No caso do Real, na ausência de um aperto fiscal extra, o governo aplicou um aperto monetário extra -com o apoio do presidente Fernando Henrique.
Pode-se discutir se a dosagem de juros foi correta e, principalmente, se não deveria ter sido revertida de forma mais rápida e firme.
Pode-se, também, discutir se a política cambial inicial, permitindo uma forte valorização do real, não tornou o país ainda mais vulnerável na área externa, obrigando, portanto, a um ajuste mais duro.
Ninguém discute, contudo, que, se o país continuasse a crescer a 10% ao ano, como acontecia no início de 95, o Real teria tido vida curta.
A tecnologia de passagem dos contratos, inclusive os salários, da inflação alta para a inflação baixa, foi menos sofisticada no Cruzado, quando foi inaugurada a famosa "tablita".
No caso do Real, todos admitem que a operação da URV foi uma engenharia de primeira qualidade e inegável sucesso.
No entanto, também é verdade que a complexidade da URV só foi necessária porque o país havia passado por uma coleção de fracassos, inaugurada pelo Cruzado.
O Plano Cruzado teve um ingrediente único, impossível de repetir: um extraordinário apoio popular, só possível nesta intensidade, provavelmente, uma vez por geração.

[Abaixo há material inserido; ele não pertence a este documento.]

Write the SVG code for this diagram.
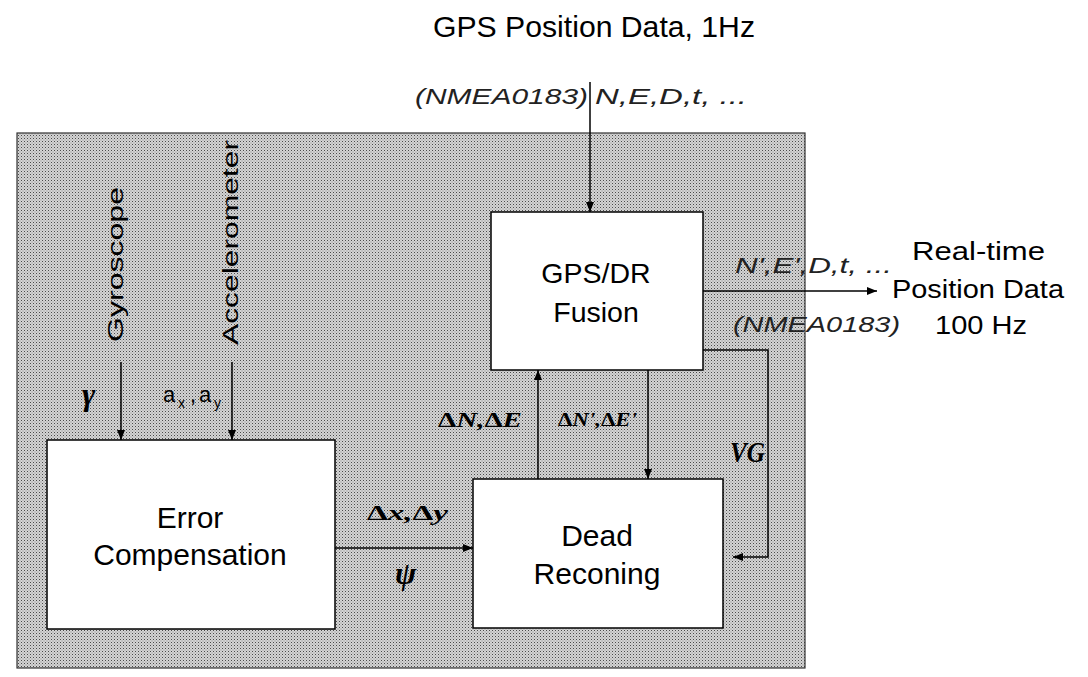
<svg xmlns="http://www.w3.org/2000/svg" width="1088" height="677" viewBox="0 0 1088 677">
<defs>
<pattern id="dots" width="3" height="3" patternUnits="userSpaceOnUse">
<rect width="3" height="3" fill="#d4d4d4"/>
<rect width="1" height="1" fill="#4a4a4a"/>
<rect x="1.5" y="1.5" width="1" height="1" fill="#8a8a8a"/>
</pattern>
<marker id="arr" markerUnits="userSpaceOnUse" markerWidth="11" markerHeight="9" refX="10" refY="4.5" orient="auto">
<path d="M0,0.5 L10,4.5 L0,8.5 Z" fill="#000"/>
</marker>
<style>
.box{fill:#fff;stroke:#000;stroke-width:1.5}
.ln{fill:none;stroke:#000;stroke-width:1.5}
.sans{font-family:"Liberation Sans",Arial,sans-serif;fill:#000}
.it{font-family:"Liberation Sans",Arial,sans-serif;font-style:italic;fill:#222}
.math{font-family:"Liberation Serif","Times New Roman",serif;font-weight:bold;font-style:italic;fill:#000}
.lbl{font-size:30px;text-anchor:middle}
</style>
</defs>
<rect id="background" x="17" y="133" width="788" height="535" fill="url(#dots)" stroke="#333" stroke-width="1.2"/>

<g id="connectors">
<line class="ln" x1="590" y1="82" x2="590" y2="212" marker-end="url(#arr)"/>
<line class="ln" x1="121" y1="362" x2="121" y2="440" marker-end="url(#arr)"/>
<line class="ln" x1="232" y1="362" x2="232" y2="440" marker-end="url(#arr)"/>
<line class="ln" x1="335" y1="548" x2="473" y2="548" marker-end="url(#arr)"/>
<line class="ln" x1="538" y1="479" x2="538" y2="370" marker-end="url(#arr)"/>
<line class="ln" x1="648" y1="370" x2="648" y2="479" marker-end="url(#arr)"/>
<polyline class="ln" points="703,350 768,350 768,557 733,557" marker-end="url(#arr)"/>
<line class="ln" x1="703" y1="291" x2="877" y2="291" marker-end="url(#arr)"/>
</g>

<g id="gps-dr-fusion">
<rect class="box" x="491" y="212" width="212" height="158"/>
<text class="sans lbl" x="596" y="283" style="font-size:28.5px">GPS/DR</text>
<text class="sans lbl" x="596" y="322" style="font-size:28.5px">Fusion</text>
</g>

<g id="error-compensation">
<rect class="box" x="47" y="440" width="288" height="189"/>
<text class="sans lbl" x="190" y="528">Error</text>
<text class="sans lbl" x="190" y="565">Compensation</text>
</g>

<g id="dead-reconing">
<rect class="box" x="473" y="479" width="250" height="149"/>
<text class="sans lbl" x="597" y="546">Dead</text>
<text class="sans lbl" x="597" y="584">Reconing</text>
</g>

<g id="labels">
<text class="sans" x="433" y="37" font-size="30" textLength="322" lengthAdjust="spacingAndGlyphs">GPS Position Data, 1Hz</text>
<text class="it" x="415" y="104" font-size="22" textLength="173" lengthAdjust="spacingAndGlyphs">(NMEA0183)</text>
<text class="it" x="595" y="104" font-size="22" textLength="152" lengthAdjust="spacingAndGlyphs">N,E,D,t, ...</text>
<text class="it" x="735" y="273" font-size="22" textLength="157" lengthAdjust="spacingAndGlyphs">N',E',D,t, ...</text>
<text class="it" x="733" y="332" font-size="22" textLength="167" lengthAdjust="spacingAndGlyphs">(NMEA0183)</text>
<text class="sans" x="912" y="260" font-size="26" textLength="133" lengthAdjust="spacingAndGlyphs">Real-time</text>
<text class="sans" x="892" y="298" font-size="26" textLength="172" lengthAdjust="spacingAndGlyphs">Position Data</text>
<text class="sans" x="935" y="334" font-size="26" textLength="92" lengthAdjust="spacingAndGlyphs">100 Hz</text>
<text class="sans" transform="translate(123,342) rotate(-90)" font-size="22" textLength="155" lengthAdjust="spacingAndGlyphs">Gyroscope</text>
<text class="sans" transform="translate(238,345) rotate(-90)" font-size="22" textLength="205" lengthAdjust="spacingAndGlyphs">Accelerometer</text>
<text class="math" x="82" y="405" font-size="32">γ</text>
<text class="sans" font-size="22"><tspan x="163" y="402">a</tspan><tspan x="178" y="408" font-size="14">x</tspan><tspan x="190" y="402">,</tspan><tspan x="199" y="402">a</tspan><tspan x="214" y="408" font-size="14">y</tspan></text>
<text class="math" x="367" y="520" font-size="22" textLength="81" lengthAdjust="spacingAndGlyphs"><tspan font-style="normal">Δ</tspan>x,<tspan font-style="normal">Δ</tspan>y</text>
<text class="math" x="395" y="584" font-size="32">ψ</text>
<text class="math" x="438" y="427" font-size="21" textLength="84" lengthAdjust="spacingAndGlyphs"><tspan font-style="normal">Δ</tspan>N,<tspan font-style="normal">Δ</tspan>E</text>
<text class="math" x="558" y="426" font-size="19" textLength="79" lengthAdjust="spacingAndGlyphs"><tspan font-style="normal">Δ</tspan>N',<tspan font-style="normal">Δ</tspan>E'</text>
<text class="math" x="730" y="462" font-size="29" textLength="35" lengthAdjust="spacingAndGlyphs">VG</text>
</g>
</svg>
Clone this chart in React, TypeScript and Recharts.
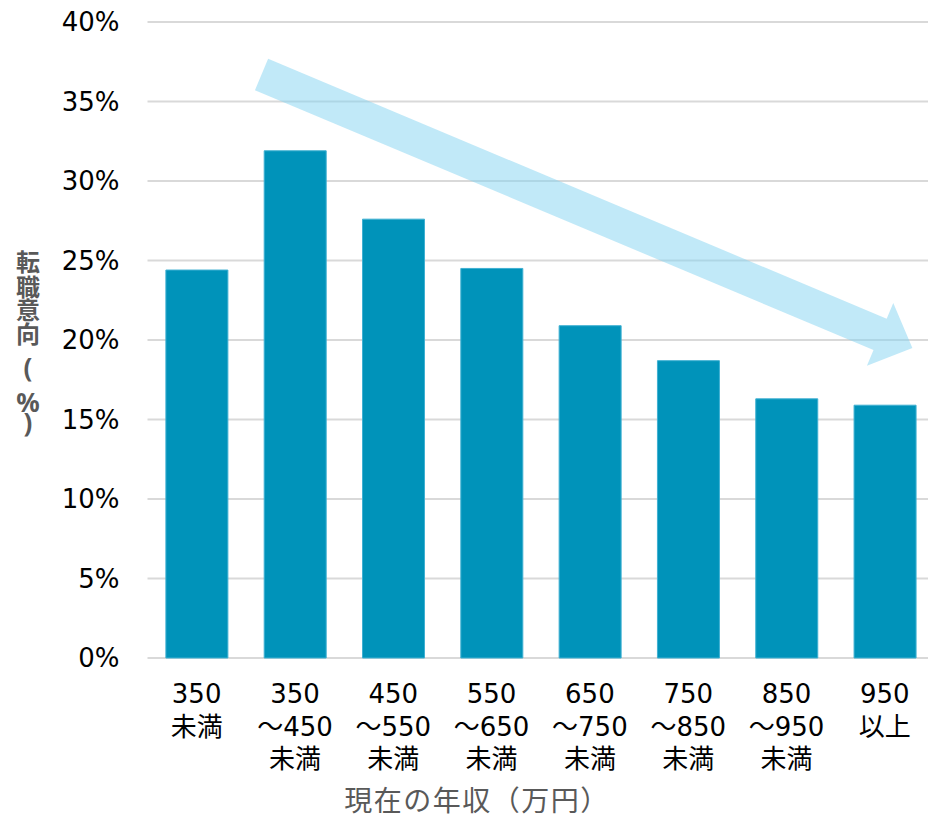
import React from 'react';
import { BarChart, Bar, XAxis, YAxis, CartesianGrid, ReferenceLine, Label } from 'recharts';

// Income bands (万円); "\n" marks a line break in the tick label
const categories = [
  '350\n未満',
  '350\n～450\n未満',
  '450\n～550\n未満',
  '550\n～650\n未満',
  '650\n～750\n未満',
  '750\n～850\n未満',
  '850\n～950\n未満',
  '950\n以上',
];

// Intention to change jobs (%) for each band
const intentValues = [24.4, 31.9, 27.6, 24.5, 20.9, 18.7, 16.3, 15.9];

const yTicks = [0, 5, 10, 15, 20, 25, 30, 35, 40];

// Downward trend arrow: anchored on a category, shifted by a fraction of a band, y in %
const trendArrow = [
  { band: 1, shift: -0.34, y: 36.7 },
  { band: 7, shift: 0.28, y: 19.5 },
];

const yTitle = '転職意向(%)';

const data = categories.map((c, i) => ({ band: c, value: intentValues[i] }));

const LATIN_FONT = "'DejaVu Sans', 'Noto Sans CJK JP', sans-serif";
const CJK_FONT = "'Noto Sans CJK JP', 'DejaVu Sans', sans-serif";
const SYMBOL_FONT = "'Noto Sans', 'DejaVu Sans', sans-serif";

const CategoryTick = (props: any) => {
  const { x, y, payload } = props;
  const lines = String(payload.value).split('\n');
  return (
    <text
      x={x}
      y={y + 45}
      textAnchor="middle"
      fontSize={26}
      fontFamily={LATIN_FONT}
      fill="#000"
    >
      {lines.map((line, i) => (
        <tspan key={i} x={x} dy={i === 0 ? 0 : 32.5}>
          {line}
        </tspan>
      ))}
    </text>
  );
};

const ArrowShape = (props: any) => {
  const { x1: ax, y1, x2: bx0, y2 } = props;
  if ([ax, y1, bx0, y2].some((v) => typeof v !== 'number' || isNaN(v))) return null;
  const [tail, tip] = trendArrow;
  const bandPx = (bx0 - ax) / (tip.band - tail.band);
  const x1 = ax + tail.shift * bandPx;
  const x2 = bx0 + tip.shift * bandPx;
  const dx = x2 - x1;
  const dy = y2 - y1;
  const len = Math.hypot(dx, dy);
  const ux = dx / len;
  const uy = dy / len;
  const nx = -uy;
  const ny = ux;
  const shaftHalf = 17;
  const headHalf = 34;
  const headLen = 35;
  const hx = x2 - ux * headLen;
  const hy = y2 - uy * headLen;
  const pts = [
    [x1 + nx * shaftHalf, y1 + ny * shaftHalf],
    [hx + nx * shaftHalf, hy + ny * shaftHalf],
    [hx + nx * headHalf, hy + ny * headHalf],
    [x2, y2],
    [hx - nx * headHalf, hy - ny * headHalf],
    [hx - nx * shaftHalf, hy - ny * shaftHalf],
    [x1 - nx * shaftHalf, y1 - ny * shaftHalf],
  ];
  return (
    <polygon
      points={pts.map((p) => `${p[0]},${p[1]}`).join(' ')}
      fill="#83d3f1"
      fillOpacity={0.5}
      stroke="none"
    />
  );
};

// Stacked vertical title, one glyph per line
const yTitleSteps = [0, 25, 22.5, 24.5, 34, 35, 20];

const YTitle = () => (
  <text
    x={28}
    y={271}
    textAnchor="middle"
    fontSize={24}
    fontWeight="bold"
    fontFamily={CJK_FONT}
    fill="#595959"
  >
    {Array.from(yTitle).map((ch, i) => {
      const isSymbol = /[()%]/.test(ch);
      return (
        <tspan
          key={i}
          x={28}
          dy={yTitleSteps[i]}
          fontSize={isSymbol ? 26 : 24}
          fontFamily={isSymbol ? SYMBOL_FONT : CJK_FONT}
        >
          {ch}
        </tspan>
      );
    })}
  </text>
);

const XTitle = () => (
  <text
    x={477}
    y={811}
    textAnchor="middle"
    fontSize={28}
    letterSpacing={1.5}
    fontFamily={CJK_FONT}
    fill="#595959"
  >
    現在の年収（万円）
  </text>
);

export default function App() {
  return (
    <div
      style={{
        position: 'absolute',
        left: 0,
        top: 0,
        width: 928,
        height: 819,
        overflow: 'hidden',
        background: '#fff',
      }}
    >
      <BarChart
        width={940}
        height={819}
        data={data}
        margin={{ top: 22, right: 6, bottom: 0, left: 0 }}
        barCategoryGap="18.7%"
      >
        <CartesianGrid vertical={false} stroke="#d9d9d9" strokeWidth={2} />
        <XAxis
          dataKey="band"
          interval={0}
          height={161}
          tickLine={false}
          axisLine={false}
          tickSize={0}
          tickMargin={0}
          tick={<CategoryTick />}
        >
          <Label content={<XTitle />} />
        </XAxis>
        <YAxis
          width={147.5}
          domain={[0, 40]}
          ticks={yTicks}
          interval={0}
          tickFormatter={(v: number) => `${v}%`}
          tickLine={false}
          axisLine={false}
          tickSize={0}
          tickMargin={28}
          tick={{ fontSize: 26, fill: '#000', fontFamily: LATIN_FONT }}
        >
          <Label content={<YTitle />} />
        </YAxis>
        <Bar
          dataKey="value"
          fill="#0093ba"
          stroke="#3fb0d2"
          strokeWidth={1}
          isAnimationActive={false}
        />
        <ReferenceLine
          segment={trendArrow.map((p) => ({ x: categories[p.band], y: p.y }))}
          shape={<ArrowShape />}
          ifOverflow="visible"
        />
      </BarChart>
    </div>
  );
}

Um apoio tão fantástico, que permitiu que o congelamento de preços operasse razoavelmente bem durante meses, em meio a uma economia em disparada.
O Cruzado não acabou porque usou o congelamento e sim porque contrariou a lógica básica da economia.
E porque não pôde usar a abertura comercial externa. Em vez de segurar os preços com importações, teve que laçar boi no pasto.